На что тут следует обратить внимание? Министр несомненно лукавит, когда говорит о приверженности населения классическому образованию. Население хотело обеспечить социальный лифт своим детям. И коль скоро классицизм в гимназиях это делал, оно его поддерживало; его внутренние достоинства были публике безразличны. Но лукавят и его противники: когда они говорят о том, что публика отвергает и ненавидит классицизм и хотела бы совсем другой школы (какой – это уже другой вопрос), они скрывают важнейшее обстоятельство: у народа не было педагогического идеала, противопоставленного классицизму, у народа было только желание, чтобы школа, которая обеспечивает социальный лифт, была полегче. Трудно поверить, что тотальным недоверием и презрением публики пользовалась гимназия, где в первые классы был большой конкурс и училось до полусотни детей (сколь-нибудь нормальный вид классы обретали классу к пятому), но нужно сказать себе правду: если бы доступ в университет давали школы с преподаванием фарси, или ирокезского, или трансцендентальной философии, там было бы то же самое. Ни одна сторона не может похвастаться правдивостью своей аргументации.

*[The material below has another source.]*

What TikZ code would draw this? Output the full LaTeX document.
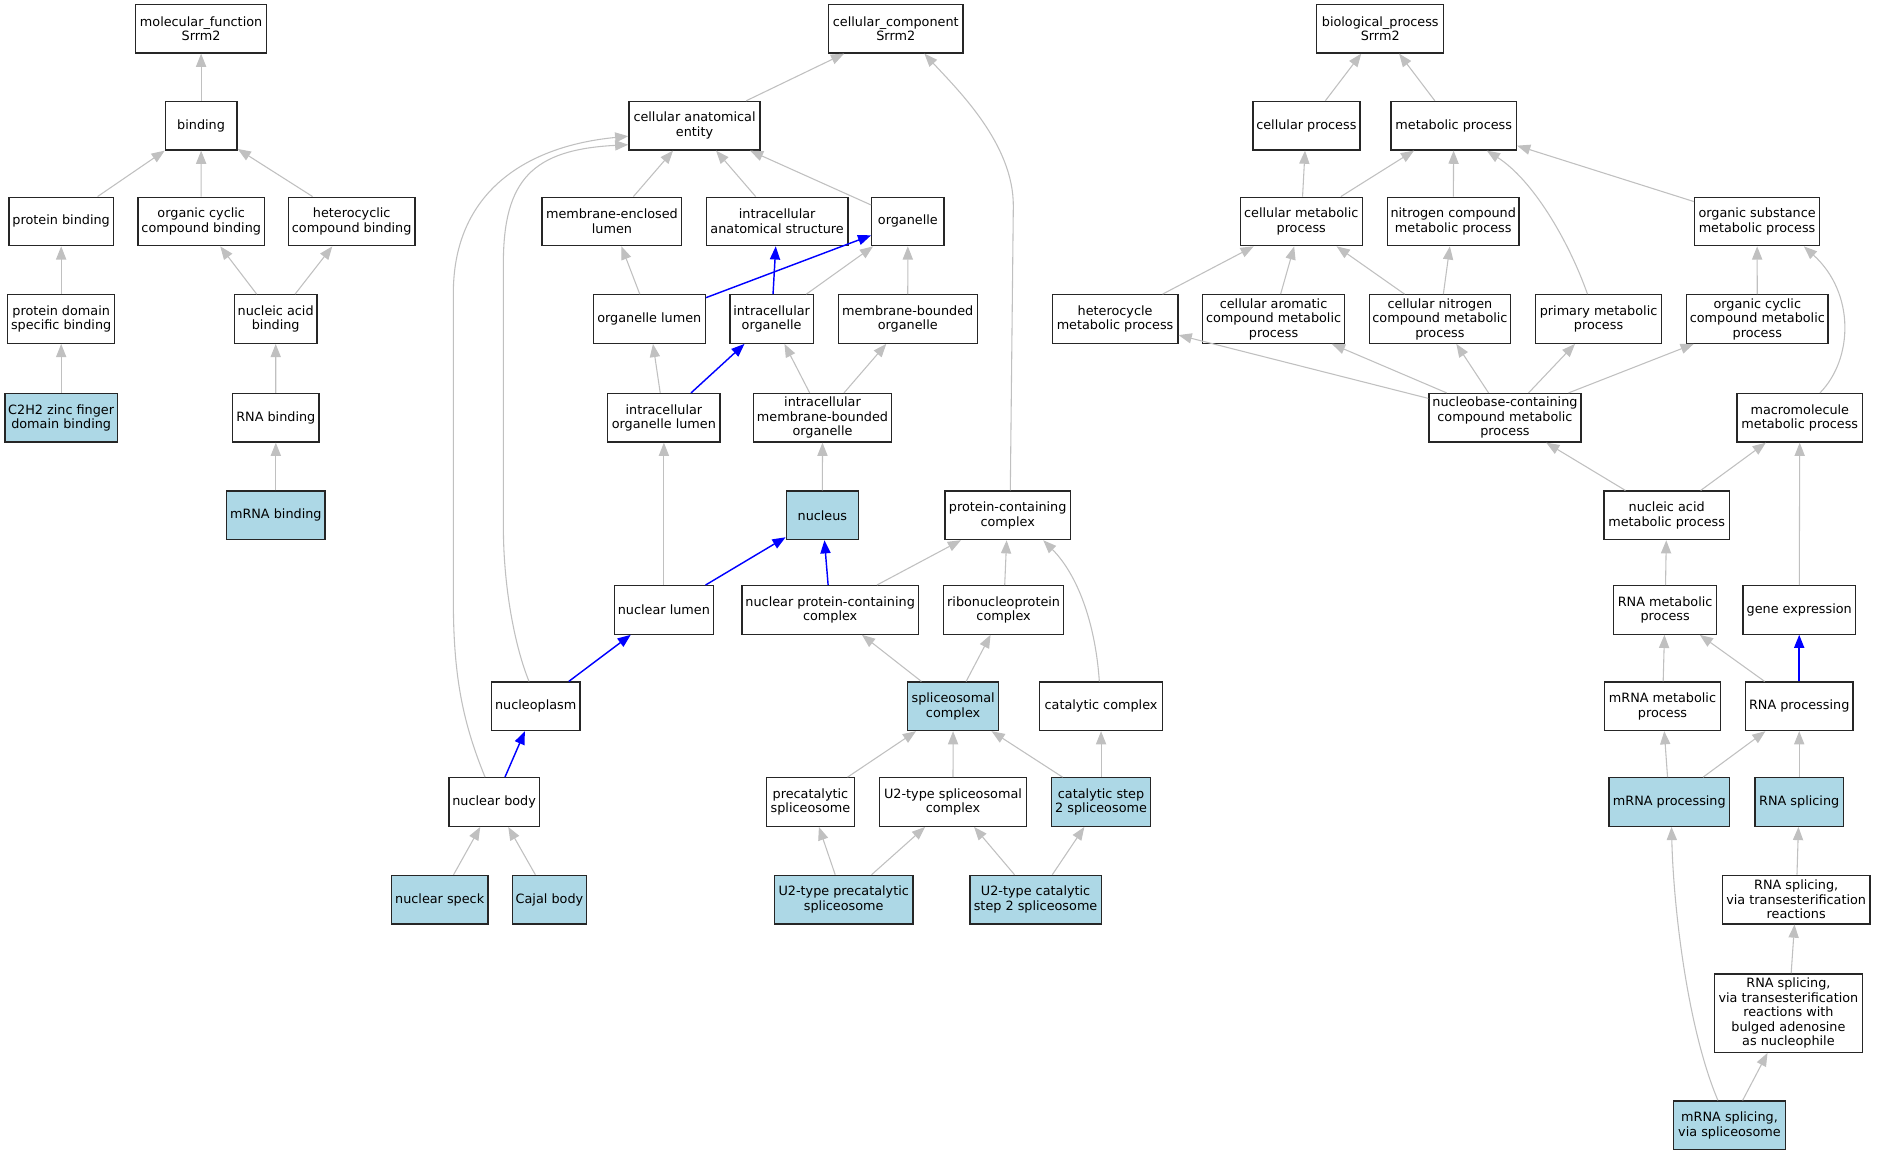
\documentclass[tikz,border=0pt]{standalone}
\usepackage{fontspec}
\setmainfont{DejaVu Sans}
\usetikzlibrary{arrows.meta}
\definecolor{edgegray}{RGB}{192,192,192}
\definecolor{hitblue}{RGB}{173,216,230}
\definecolor{edgeblue}{RGB}{0,0,255}
\tikzset{
  gobox/.style={draw=black!85, line width=1.1pt, fill=white, inner sep=0pt, align=center,
    font=\fontsize{10.7}{12.1}\selectfont, minimum height=40.5pt},
  hitbox/.style={gobox, fill=hitblue},
  gedge/.style={draw=edgegray, line width=0.9pt, -{Triangle[length=11pt,width=8.5pt]}},
  bedge/.style={draw=edgeblue, line width=1.2pt, -{Triangle[length=11pt,width=8.5pt]}}
}
\begin{document}
\begin{tikzpicture}[x=1pt, y=-1pt]
\useasboundingbox (0,0) rectangle (1568,964.9);
% ---------- molecular function ----------
\node[gobox, minimum width=109.5pt] (mf) at (168,24) {molecular\_function\\Srrm2};
\node[gobox, minimum width=60pt] (bind) at (168,105) {binding};
\node[gobox, minimum width=87.2pt] (pb) at (51.1,185) {protein binding};
\node[gobox, minimum width=105.6pt] (occb) at (168.1,185) {organic cyclic\\compound binding};
\node[gobox, minimum width=105.8pt] (hcb) at (293.8,185) {heterocyclic\\compound binding};
\node[gobox, minimum width=89.4pt] (pdsb) at (51.1,266.5) {protein domain\\specific binding};
\node[gobox, minimum width=69.1pt] (nab) at (230.3,266.5) {nucleic acid\\binding};
\node[hitbox, minimum width=93.8pt] (czf) at (51.1,349) {C2H2 zinc finger\\domain binding};
\node[gobox, minimum width=72.1pt] (rnab) at (230.4,349) {RNA binding};
\node[hitbox, minimum width=82.1pt] (mrnab) at (230.4,430.5) {mRNA binding};
% ---------- cellular component ----------
\node[gobox, minimum width=112.2pt] (cc) at (748.3,24) {cellular\_component\\Srrm2};
\node[gobox, minimum width=109.6pt] (cae) at (580.2,105) {cellular anatomical\\entity};
\node[gobox, minimum width=116.7pt] (mel) at (511.2,185) {membrane-enclosed\\lumen};
\node[gobox, minimum width=118.2pt] (ias) at (649.2,185) {intracellular\\anatomical structure};
\node[gobox, minimum width=60.3pt] (org) at (758.4,185) {organelle};
\node[gobox, minimum width=93.7pt] (ol) at (542.4,266.5) {organelle lumen};
\node[gobox, minimum width=69.5pt] (io) at (644.6,266.5) {intracellular\\organelle};
\node[gobox, minimum width=116pt] (mbo) at (758.3,266.5) {membrane-bounded\\organelle};
\node[gobox, minimum width=93.7pt] (iol) at (554.6,349) {intracellular\\organelle lumen};
\node[gobox, minimum width=115.8pt] (imbo) at (687.1,349) {intracellular\\membrane-bounded\\organelle};
\node[hitbox, minimum width=60.3pt] (nuc) at (687,430.5) {nucleus};
\node[gobox, minimum width=104.9pt] (pcc) at (841.8,430.5) {protein-containing\\complex};
\node[gobox, minimum width=82.4pt] (nl) at (554.6,509.5) {nuclear lumen};
\node[gobox, minimum width=147.4pt] (npc) at (693.5,509.5) {nuclear protein-containing\\complex};
\node[gobox, minimum width=100.5pt] (rnp) at (838.4,509.5) {ribonucleoprotein\\complex};
\node[gobox, minimum width=74.1pt] (np) at (447.5,590) {nucleoplasm};
\node[hitbox, minimum width=76.1pt] (sc) at (796.2,590) {spliceosomal\\complex};
\node[gobox, minimum width=102.5pt] (catc) at (919.8,590) {catalytic complex};
\node[gobox, minimum width=75.7pt] (nb) at (412.8,670) {nuclear body};
\node[gobox, minimum width=73.4pt] (pcs) at (677,670) {precatalytic\\spliceosome};
\node[gobox, minimum width=123pt] (u2sc) at (796.1,670) {U2-type spliceosomal\\complex};
\node[hitbox, minimum width=82.8pt] (cs2) at (919.8,670) {catalytic step\\2 spliceosome};
\node[hitbox, minimum width=80.7pt] (ns) at (367.3,751.5) {nuclear speck};
\node[hitbox, minimum width=62.3pt] (cb) at (459,751.5) {Cajal body};
\node[hitbox, minimum width=115.6pt] (u2pcs) at (704.8,751.5) {U2-type precatalytic\\spliceosome};
\node[hitbox, minimum width=109.6pt] (u2cs2) at (865.1,751.5) {U2-type catalytic\\step 2 spliceosome};
% ---------- biological process ----------
\node[gobox, minimum width=106pt] (bp) at (1153,24) {biological\_process\\Srrm2};
\node[gobox, minimum width=89.4pt] (cp) at (1091.3,105) {cellular process};
\node[gobox, minimum width=104.8pt] (mp) at (1214.4,105) {metabolic process};
\node[gobox, minimum width=102pt] (cmp) at (1087,185) {cellular metabolic\\process};
\node[gobox, minimum width=110pt] (ncmp) at (1214,185) {nitrogen compound\\metabolic process};
\node[gobox, minimum width=104.4pt] (osmp) at (1467.8,185) {organic substance\\metabolic process};
\node[gobox, minimum width=105pt] (hmp) at (931.5,266.5) {heterocycle\\metabolic process};
\node[gobox, minimum width=118.3pt] (camp) at (1063.9,266.5) {cellular aromatic\\compound metabolic\\process};
\node[gobox, minimum width=118.3pt] (cncmp) at (1202.9,266.5) {cellular nitrogen\\compound metabolic\\process};
\node[gobox, minimum width=105.2pt] (pmp) at (1335.4,266.5) {primary metabolic\\process};
\node[gobox, minimum width=118pt] (occmp) at (1468,266.5) {organic cyclic\\compound metabolic\\process};
\node[gobox, minimum width=127pt] (nbcmp) at (1257.2,349) {nucleobase-containing\\compound metabolic\\process};
\node[gobox, minimum width=105pt] (mmp) at (1503.5,349) {macromolecule\\metabolic process};
\node[gobox, minimum width=104.6pt] (namp) at (1392.3,430.5) {nucleic acid\\metabolic process};
\node[gobox, minimum width=86pt] (rmp) at (1391,509.5) {RNA metabolic\\process};
\node[gobox, minimum width=94pt] (gexp) at (1503,509.5) {gene expression};
\node[gobox, minimum width=96.5pt] (mrmp) at (1388.8,590) {mRNA metabolic\\process};
\node[gobox, minimum width=90pt] (rp) at (1503,590) {RNA processing};
\node[hitbox, minimum width=101pt] (mrp) at (1394.5,670) {mRNA processing};
\node[hitbox, minimum width=74pt] (rs) at (1503,670) {RNA splicing};
\node[gobox, minimum width=123pt] (rstr) at (1500.5,751.5) {RNA splicing,\\via transesterification\\reactions};
\node[gobox, minimum width=124pt, minimum height=65.5pt] (rsbul) at (1494,846.3) {RNA splicing,\\via transesterification\\reactions with\\bulged adenosine\\as nucleophile};
\node[hitbox, minimum width=93.5pt] (mrss) at (1444.8,940) {mRNA splicing,\\via spliceosome};
% ---------- edges: molecular function ----------
\draw[gedge] (bind) -- (mf);
\draw[gedge] (pb) -- (bind);
\draw[gedge] (occb) -- (bind);
\draw[gedge] (hcb) -- (bind);
\draw[gedge] (pdsb) -- (pb);
\draw[gedge] (nab) -- (occb);
\draw[gedge] (nab) -- (hcb);
\draw[gedge] (czf) -- (pdsb);
\draw[gedge] (rnab) -- (nab);
\draw[gedge] (mrnab) -- (rnab);
% ---------- edges: cellular component ----------
\draw[gedge] (cae) -- (cc);
\draw[gedge] (pcc.84) -- (846.5,172) .. controls (846.6,120) and (800,75) .. (cc.-41.6);
\draw[gedge] (mel) -- (cae);
\draw[gedge] (ias) -- (cae);
\draw[gedge] (org) -- (cae);
\draw[gedge] (ol) -- (mel);
\draw[bedge] (ol) -- (org);
\draw[bedge] (io) -- (ias);
\draw[gedge] (io) -- (org);
\draw[gedge] (mbo) -- (org);
\draw[gedge] (iol) -- (ol);
\draw[bedge] (iol) -- (io);
\draw[gedge] (imbo) -- (io);
\draw[gedge] (imbo) -- (mbo);
\draw[gedge] (nuc) -- (imbo);
\draw[gedge] (nl) -- (iol);
\draw[bedge] (nl) -- (nuc);
\draw[bedge] (npc) -- (nuc);
\draw[gedge] (npc) -- (pcc);
\draw[gedge] (rnp) -- (pcc);
\draw[gedge] (catc.94) .. controls (915,520) and (900,480) .. (pcc.-35);
\draw[gedge] (np.105) .. controls (430,540) and (420.5,490) .. (420.5,440) -- (420.5,220)
  .. controls (420.5,150) and (445,125) .. (cae.196.8);
\draw[bedge] (np) -- (nl);
\draw[bedge] (nb) -- (np);
\draw[gedge] (nb.110.6) .. controls (385,600) and (378.7,560) .. (378.7,500) -- (378.7,245)
  .. controls (378.7,160) and (440,122) .. (cae.189.8);
\draw[gedge] (sc) -- (npc);
\draw[gedge] (sc) -- (rnp);
\draw[gedge] (pcs) -- (sc);
\draw[gedge] (u2sc) -- (sc);
\draw[gedge] (cs2) -- (sc);
\draw[gedge] (cs2) -- (catc);
\draw[gedge] (ns) -- (nb);
\draw[gedge] (cb) -- (nb);
\draw[gedge] (u2pcs) -- (pcs);
\draw[gedge] (u2pcs) -- (u2sc);
\draw[gedge] (u2cs2) -- (u2sc);
\draw[gedge] (u2cs2) -- (cs2);
% ---------- edges: biological process ----------
\draw[gedge] (cp) -- (bp);
\draw[gedge] (mp) -- (bp);
\draw[gedge] (cmp) -- (cp);
\draw[gedge] (cmp) -- (mp);
\draw[gedge] (ncmp) -- (mp);
\draw[gedge] (pmp.114) .. controls (1310,200) and (1280,150) .. (mp.-37);
\draw[gedge] (osmp) -- (mp);
\draw[gedge] (hmp) -- (cmp);
\draw[gedge] (camp) -- (cmp);
\draw[gedge] (cncmp) -- (cmp);
\draw[gedge] (cncmp) -- (ncmp);
\draw[gedge] (occmp) -- (osmp);
\draw[gedge] (mmp.51) .. controls (1548,300) and (1550,245) .. (osmp.-28);
\draw[gedge] (nbcmp) -- (hmp);
\draw[gedge] (nbcmp) -- (camp);
\draw[gedge] (nbcmp) -- (cncmp);
\draw[gedge] (nbcmp) -- (pmp);
\draw[gedge] (nbcmp) -- (occmp);
\draw[gedge] (namp) -- (nbcmp);
\draw[gedge] (namp) -- (mmp);
\draw[gedge] (rmp) -- (namp);
\draw[gedge] (gexp) -- (mmp);
\draw[gedge] (mrmp) -- (rmp);
\draw[gedge] (rp) -- (rmp);
\draw[bedge] (rp) -- (gexp);
\draw[gedge] (mrp) -- (mrmp);
\draw[gedge] (mrp) -- (rp);
\draw[gedge] (rs) -- (rp);
\draw[gedge] (rstr) -- (rs);
\draw[gedge] (rsbul) -- (rstr);
\draw[gedge] (mrss) -- (rsbul);
\draw[gedge] (mrss.115) .. controls (1410,860) and (1398,760) .. (mrp.-85);
\end{tikzpicture}
\end{document}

Но Толстой лукавил добросовестно, поскольку полагал, что, пройдя через классическую школу, хотя бы в вынужденном порядке, русское общество приобретёт интеллектуальную культуру, и другого пути для этого нет; оппоненты же его лукавили подло, поскольку выдавали за нечто идеальное и нравственно возвышенное вполне житейские и корыстные соображения своей аудитории.
И это главное, что нужно запомнить об одном из лучших русских министров просвещения гр. Д.А. Толстом.
* * *
P.S. Книга Бондарева, о которой я недавно писал, всё лежит на подоконнике в подъезде.
P.P.S. У меня был такой разговор с одним историком русского образования (сразу скажу, что это превосходный специалист). Он утверждал, что в русской школе были распространены самоубийства на почве переутомления от латинского языка. Я спросил: а когда были эти самоубийства? – В начале XX в. – Ну хорошо. Вот Толстой ввёл свой устав в 1871 г. Он был окончательно введён к началу восьмидесятых. Пик распространения латыни – до начала 90-х годов. Там была деляновская реформа, латынь несколько ослабела. Не было самоубийств. Наконец, с приходом к власти Ванновского (я об этом недавно писал) латынь сократили ещё больше. Начались самоубийства. Может, тогда не в переутомлении от латыни причина, а в чём-то другом? Но переубедить его мне не удалось.